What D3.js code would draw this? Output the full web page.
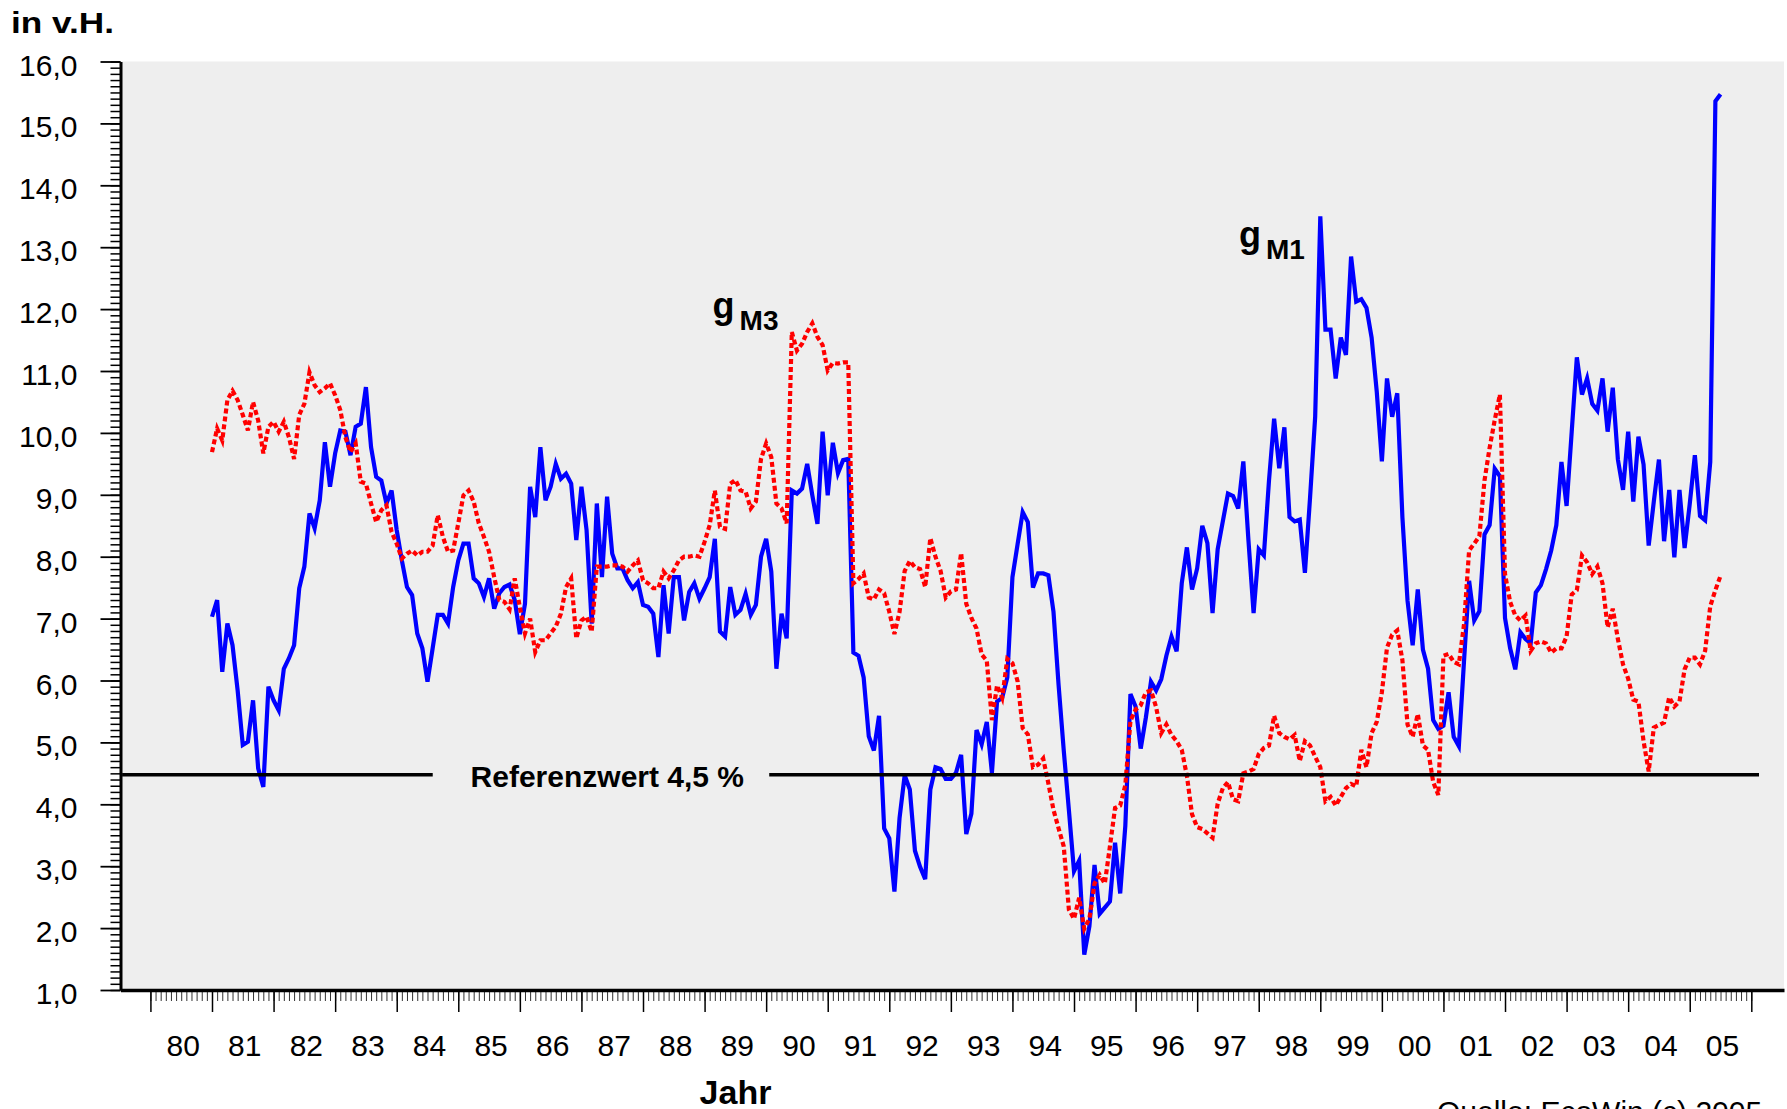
<!DOCTYPE html>
<html><head><meta charset="utf-8">
<script src="https://cdn.jsdelivr.net/npm/d3@7"></script>
<style>
body{margin:0;background:#fff;}
svg{display:block;font-family:"Liberation Sans",Arial,Helvetica,sans-serif;}
</style></head><body>
<svg id="chart" width="1787" height="1109"></svg>
<script>
// Monthly observations, January 1981 to July 2005 (growth vs. previous year, in %)
const startYear = 1981;
const m1Growth = [
  7.03, 7.30, 6.14, 6.92, 6.57, 5.84, 4.96, 5.01, 5.68, 4.58, 4.28, 5.90,
  5.68, 5.52, 6.19, 6.36, 6.57, 7.49, 7.84, 8.70, 8.46, 8.91, 9.85, 9.13,
  9.67, 10.04, 10.02, 9.64, 10.10, 10.15, 10.74, 9.77, 9.29, 9.23, 8.86, 9.07,
  8.43, 7.94, 7.51, 7.38, 6.76, 6.52, 5.98, 6.52, 7.06, 7.06, 6.92, 7.51,
  7.94, 8.21, 8.21, 7.65, 7.57, 7.35, 7.65, 7.16, 7.41, 7.51, 7.55, 7.30,
  6.75, 7.24, 9.13, 8.64, 9.77, 8.91, 9.13, 9.50, 9.26, 9.34, 9.18, 8.27,
  9.13, 8.43, 6.92, 8.86, 7.67, 8.97, 8.05, 7.81, 7.81, 7.62, 7.49, 7.59,
  7.22, 7.19, 7.08, 6.38, 7.54, 6.76, 7.67, 7.67, 6.97, 7.43, 7.57, 7.32,
  7.49, 7.67, 8.29, 6.79, 6.71, 7.51, 7.06, 7.14, 7.40, 7.06, 7.22, 8.00,
  8.29, 7.76, 6.19, 7.08, 6.68, 9.07, 9.02, 9.10, 9.50, 8.99, 8.53, 10.02,
  8.99, 9.84, 9.35, 9.56, 9.58, 6.45, 6.40, 6.05, 5.10, 4.87, 5.43, 3.61,
  3.45, 2.59, 3.78, 4.47, 4.24, 3.25, 2.99, 2.79, 4.24, 4.60, 4.57, 4.41,
  4.41, 4.51, 4.80, 3.52, 3.85, 5.20, 4.97, 5.33, 4.51, 5.66, 5.72, 6.05,
  7.67, 8.20, 8.72, 8.56, 7.50, 7.73, 7.73, 7.70, 7.11, 5.92, 4.87, 3.91,
  2.92, 3.09, 1.57, 2.03, 3.02, 2.23, 2.33, 2.43, 3.38, 2.56, 3.65, 5.78,
  5.58, 4.90, 5.40, 5.98, 5.84, 6.02, 6.40, 6.71, 6.47, 7.57, 8.15, 7.47,
  7.81, 8.50, 8.22, 7.09, 8.12, 8.57, 9.02, 8.98, 8.78, 9.54, 8.26, 7.09,
  8.12, 8.02, 9.23, 10.23, 9.43, 10.09, 8.64, 8.57, 8.60, 7.74, 8.95, 10.26,
  13.50, 11.67, 11.67, 10.88, 11.54, 11.26, 12.85, 12.12, 12.16, 12.02, 11.54, 10.67,
  9.54, 10.88, 10.26, 10.64, 8.64, 7.29, 6.57, 7.47, 6.50, 6.19, 5.36, 5.22,
  5.27, 5.81, 5.09, 4.94, 6.30, 7.61, 6.97, 7.12, 8.36, 8.51, 9.42, 9.30,
  7.01, 6.52, 6.18, 6.78, 6.67, 6.60, 7.42, 7.54, 7.80, 8.10, 8.51, 9.53,
  8.82, 10.02, 11.22, 10.62, 10.88, 10.47, 10.36, 10.88, 10.02, 10.73, 9.57, 9.08,
  10.02, 8.89, 9.94, 9.49, 8.18, 8.89, 9.57, 8.25, 9.08, 7.99, 9.08, 8.14,
  8.85, 9.64, 8.66, 8.59, 9.53, 15.36, 15.47
];
const m3Growth = [
  9.69, 10.07, 9.88, 10.53, 10.68, 10.53, 10.29, 10.04, 10.50, 10.20, 9.67, 10.10,
  10.18, 10.02, 10.18, 9.93, 9.58, 10.29, 10.47, 10.98, 10.77, 10.66, 10.72, 10.80,
  10.61, 10.37, 9.93, 9.69, 9.83, 9.21, 9.18, 8.86, 8.56, 8.75, 8.83, 8.40,
  8.21, 7.97, 8.05, 8.10, 8.02, 8.08, 8.08, 8.18, 8.67, 8.32, 8.08, 8.10,
  8.54, 8.99, 9.07, 8.89, 8.54, 8.32, 8.08, 7.67, 7.30, 7.27, 7.15, 7.65,
  7.18, 6.76, 7.00, 6.46, 6.65, 6.65, 6.76, 6.87, 7.08, 7.51, 7.65, 6.68,
  6.97, 7.03, 6.79, 7.84, 7.84, 7.84, 7.86, 7.86, 7.84, 7.76, 7.86, 7.94,
  7.62, 7.57, 7.49, 7.49, 7.76, 7.65, 7.78, 7.94, 8.00, 8.00, 8.02, 8.00,
  8.24, 8.51, 9.07, 8.48, 8.45, 9.18, 9.24, 9.07, 9.05, 8.78, 8.89, 9.58,
  9.83, 9.61, 8.86, 8.78, 8.54, 11.63, 11.33, 11.44, 11.63, 11.77, 11.55, 11.42,
  11.01, 11.13, 11.12, 11.14, 11.14, 7.57, 7.64, 7.73, 7.34, 7.31, 7.47, 7.41,
  7.11, 6.75, 7.11, 7.77, 7.93, 7.83, 7.80, 7.51, 8.30, 8.00, 7.77, 7.34,
  7.44, 7.47, 8.06, 7.24, 7.01, 6.84, 6.42, 6.32, 5.36, 5.92, 5.72, 6.35,
  6.28, 5.99, 5.23, 5.13, 4.60, 4.64, 4.74, 4.34, 3.91, 3.61, 3.32, 2.30,
  2.15, 2.49, 1.99, 2.15, 2.72, 2.86, 2.72, 3.32, 3.94, 3.98, 4.31, 5.35,
  5.53, 5.60, 5.81, 5.84, 5.57, 5.15, 5.29, 5.12, 5.02, 4.88, 4.46, 3.84,
  3.63, 3.60, 3.53, 3.46, 4.01, 4.26, 4.36, 4.08, 4.05, 4.50, 4.53, 4.57,
  4.81, 4.91, 4.95, 5.43, 5.15, 5.09, 5.05, 5.12, 4.70, 5.02, 4.95, 4.77,
  4.60, 4.05, 4.12, 3.98, 4.12, 4.26, 4.33, 4.29, 4.88, 4.60, 5.15, 5.33,
  5.81, 6.53, 6.74, 6.81, 6.33, 5.29, 5.09, 5.46, 4.95, 4.88, 4.36, 4.15,
  6.40, 6.43, 6.30, 6.26, 6.90, 8.10, 8.21, 8.33, 9.23, 9.76, 10.21, 10.62,
  7.72, 7.27, 7.05, 6.97, 7.05, 6.48, 6.60, 6.63, 6.60, 6.45, 6.52, 6.52,
  6.71, 7.39, 7.46, 8.02, 7.91, 7.72, 7.84, 7.57, 6.86, 7.16, 6.67, 6.26,
  6.03, 5.69, 5.66, 5.02, 4.53, 5.24, 5.28, 5.32, 5.73, 5.58, 5.66, 6.18,
  6.37, 6.37, 6.26, 6.48, 7.20, 7.46, 7.69
];
const yTickValues = [1,2,3,4,5,6,7,8,9,10,11,12,13,14,15,16];
const yearTicks = [1980,1981,1982,1983,1984,1985,1986,1987,1988,1989,1990,1991,1992,1993,1994,1995,1996,1997,1998,1999,2000,2001,2002,2003,2004,2005,2006];
const yearLabels = ["80","81","82","83","84","85","86","87","88","89","90","91","92","93","94","95","96","97","98","99","00","01","02","03","04","05"];
const referenceValue = 4.5;
const referenceLabel = "Referenzwert 4,5 %";

const svg = d3.select("#chart");
const x = d3.scaleLinear().domain([1979.514, 2006.531]).range([120.5, 1784]);
const y = d3.scaleLinear().domain([1, 16]).range([990, 61.5]);
const [x0, x1] = x.range();

// plot background
svg.append("rect")
  .attr("x", x0).attr("y", y(16))
  .attr("width", x1 - x0).attr("height", y(1) - y(16))
  .attr("fill", "#eeeeee");

// y axis: minor ticks (0,1) and major ticks
const minorY = d3.range(10, 161).map(d => d / 10);
const gYm = svg.append("g").attr("transform", `translate(${x0},0)`)
  .call(d3.axisLeft(y).tickValues(minorY).tickSize(10).tickSizeOuter(0).tickFormat(""));
gYm.select(".domain").remove();
gYm.selectAll("line").attr("stroke", "#000").attr("stroke-width", 1.5);

const gY = svg.append("g").attr("transform", `translate(${x0},0)`)
  .call(d3.axisLeft(y).tickValues(yTickValues).tickSize(20).tickPadding(23).tickSizeOuter(0)
    .tickFormat(d => d3.format(".1f")(d).replace(".", ",")));
gY.select(".domain").attr("stroke", "#000").attr("stroke-width", 3);
gY.selectAll("line").attr("stroke", "#000").attr("stroke-width", 1.8);
gY.selectAll("text").attr("font-size", 30).attr("fill", "#000").attr("dy", "0.45em")
  .attr("font-family", '"Liberation Sans",Arial,sans-serif');

// x axis: monthly minor ticks, yearly major ticks
const minorX = d3.range(1980 * 12, 2006 * 12 + 1).map(d => d / 12);
const gXm = svg.append("g").attr("transform", `translate(0,${y(1)})`)
  .call(d3.axisBottom(x).tickValues(minorX).tickSize(11).tickSizeOuter(0).tickFormat(""));
gXm.select(".domain").remove();
gXm.selectAll("line").attr("stroke", "#333").attr("stroke-width", 1);

const gX = svg.append("g").attr("transform", `translate(0,${y(1)})`)
  .call(d3.axisBottom(x).tickValues(yearTicks).tickSize(22).tickSizeOuter(0).tickFormat(""));
gX.select(".domain").attr("stroke", "#000").attr("stroke-width", 3.5);
gX.selectAll("line").attr("stroke", "#000").attr("stroke-width", 1.5);

svg.append("g").selectAll("text").data(yearLabels).join("text")
  .attr("x", (d, i) => x(yearTicks[i] + 0.5) + 2)
  .attr("y", 1056)
  .attr("text-anchor", "middle")
  .attr("font-size", 30)
  .text(d => d);

// series
const months = m1Growth.map((d, i) => startYear + i / 12);
const line = d3.line().x(d => x(d[0])).y(d => y(d[1]));

svg.append("path")
  .datum(months.map((t, i) => [t, m1Growth[i]]))
  .attr("d", line)
  .attr("fill", "none").attr("stroke", "#0000ff").attr("stroke-width", 4.2)
  .attr("stroke-linejoin", "miter");

svg.append("path")
  .datum(months.map((t, i) => [t, m3Growth[i]]))
  .attr("d", line)
  .attr("fill", "none").attr("stroke", "#ff0000").attr("stroke-width", 4.2)
  .attr("stroke-dasharray", "5,3");

// reference value line with label gap
const refSegments = [[1979.54, 1984.585], [1990.05, 2006.125]];
svg.append("g").selectAll("line").data(refSegments).join("line")
  .attr("x1", d => x(d[0])).attr("x2", d => x(d[1]))
  .attr("y1", y(referenceValue) + 1.5).attr("y2", y(referenceValue) + 1.5)
  .attr("stroke", "#000").attr("stroke-width", 3.5);
svg.append("text")
  .attr("x", x(1985.2)).attr("y", y(referenceValue) + 14)
  .attr("font-size", 30).attr("font-weight", "bold")
  .text(referenceLabel);

// series labels
function seriesLabel(t, v, sub) {
  const tx = svg.append("text").attr("x", x(t)).attr("y", y(v))
    .attr("font-weight", "bold").attr("fill", "#000");
  tx.append("tspan").attr("font-size", 36).text("g");
  tx.append("tspan").attr("font-size", 28).attr("dx", 5).attr("dy", 12).text(sub);
}
seriesLabel(1989.13, 11.85, "M3");
seriesLabel(1997.68, 13.0, "M1");

// titles
svg.append("text").attr("x", 11).attr("y", 33)
  .attr("font-size", 29).attr("font-weight", "bold")
  .attr("textLength", 103).attr("lengthAdjust", "spacingAndGlyphs")
  .text("in v.H.");
svg.append("text").attr("x", 735.5).attr("y", 1104)
  .attr("text-anchor", "middle").attr("font-size", 34).attr("font-weight", "bold")
  .text("Jahr");
svg.append("text").attr("x", 1437).attr("y", 1122)
  .attr("font-size", 30)
  .text("Quelle: EcoWin (c) 2005");
</script>
</body></html>
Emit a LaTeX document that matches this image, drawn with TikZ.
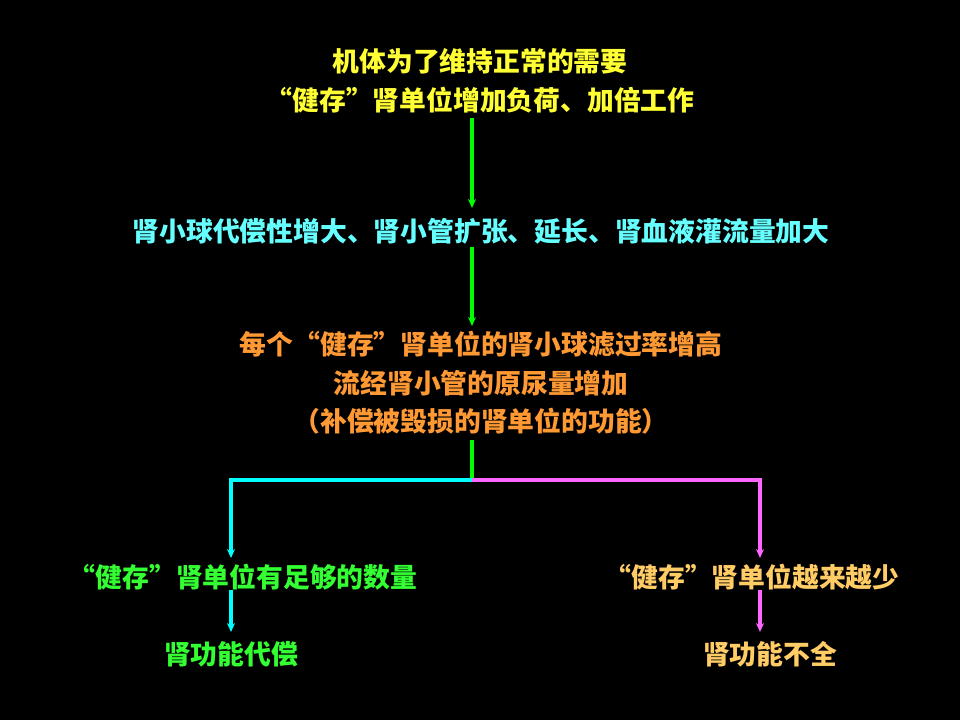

───

Short exercise:
Return all lines containing "with".

Answer to the problem:
// reference value line with label gap
Emit a LaTeX document that matches this image, drawn with TikZ.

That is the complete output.